Brian Lowry of Variety lauds the fact that the writers of “The Office” have kept the Jim/Pam dynamic from going stale.

Much of the credit goes to the writers and performers involved, and it’s a testament to their talents that Pam and Jim have recently enjoyed a relatively stable, even happy relationship — despite her impulsive decision to join boss Michael (Steve Carell) in his stand-alone business endeavor — without sending that key aspect of the show toppling into disarray.

In most instances — and “The Office” hasn’t been immune to this — taking the romantic plunge has subsequently required erecting some arbitrary impediment to again pull the same characters apart, usually with varying degrees of credibility. Mindful of the fact that happy couples are hardly the fixings for good drama (and can be equally challenging in comedy), writers thus find themselves dismantling romances that they have meticulously labored to inspire the audience to root for — as evidenced by the visceral thrill of the “Office” second-season finale, when Jim finally let Pam know how he felt about her.

Lowry mentions “Moonlighting” and “Cheers” as shows that suffered after the two leads finally got together, but doesn’t go into much detail about how “The Office” has been able to avoid the usually inevitable staleness.

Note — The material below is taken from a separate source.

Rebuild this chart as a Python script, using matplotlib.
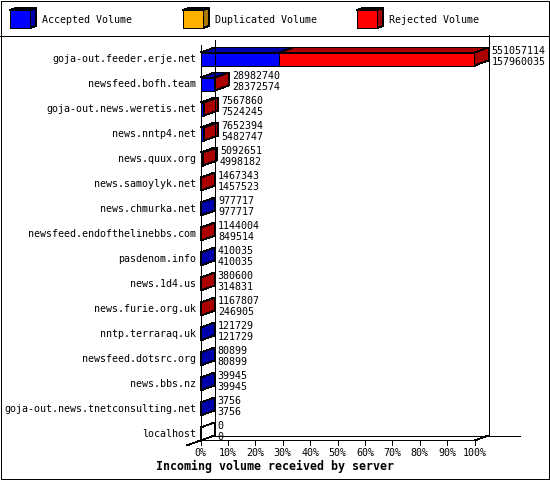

To me, “The Office” is much more than Jim and Pam. I don’t know that you can say the same thing about “Cheers” (Sam/Diane) and certainly not “Moonlighting” (David/Maddie). “Cheers” featured a strong supporting cast, but Sam and Diane were still the central figures. On “The Office,” one could argue that Michael Scott is the main lead. Jim and Pam are up there, but the whole show doesn’t revolve around them. Once they got together, the writers deftly transitioned the more romantic storylines over to Michael, who continues to struggle to find companionship in his life. By doing this, the writers are able to check back with Jim and Pam from time to time and highlight the best (and funniest) things about being in a secure, committed relationship, while continuing to mine Michael’s love life — as well as the whole Dwight-Angela-Andy love triangle — for consistent laughs.

The bottom line is that, at heart, “The Office” is an ensemble comedy, and by spreading around the wealth, the writers can spread around the risk. If handled correctly, this characteristic can make a show “jump the shark”-proof (or at least “jump the shark”-resistant), which is one reason “The Office” has been so strong for so long.